The lab named Tiangong 1, meaning "heavenly palace", was launched in September 2011 and after over six years, is all set to hit the Earth.

As per the latest reports, the lab should hit our planet anytime between October 2017 and April 2018.

The 34-feet-long space station weighs eight and a half tons, and while most of it is expected to burn once it enters the Earth's atmosphere, splinter pieces could still hit the Earth's surface. Furthermore, as per reports, the splinter pieces would not be small and could weigh up to even a 100 kilograms. And given the speed with which they are going to strike, it could lead to a catastrophe.

But can anything be done about it to minimise the damage?
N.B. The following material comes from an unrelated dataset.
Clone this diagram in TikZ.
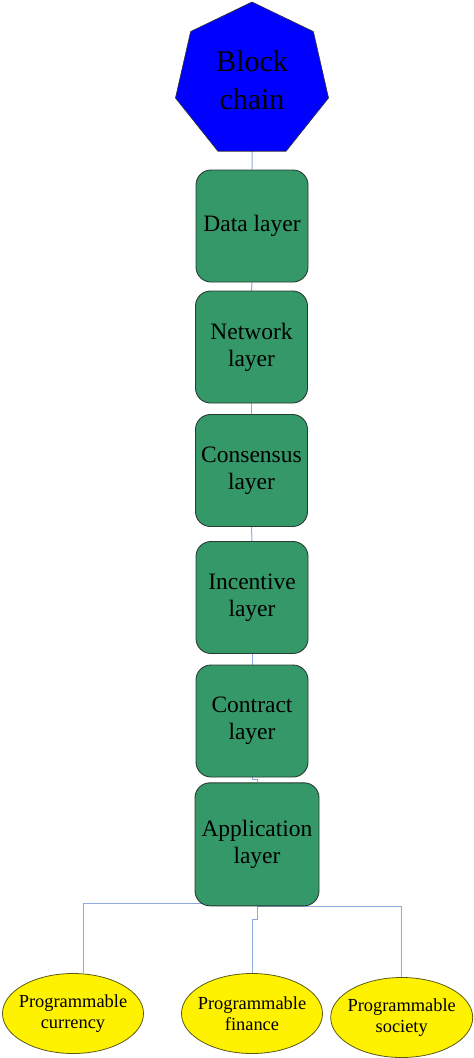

Well, practically, no, as predicting where the remnants of the space lab would hit, is almost impossible.

While it has been reported that the lab won't cause much damage, it reinforces the question about safe usage of space and the need to ascertain with whom does the accountability lie in case of a catastrophe.

Such uncontrolled crashes have happened in the past as well, for example the 1991 crash of the Soviet Salyut 7 space station.

While China accepted that Tianging 1 was out of its control, Tiangong 2, was launched in September 2016. Both of them are steps towards setting up a permanently manned space station for which China has set 2020 as the deadline.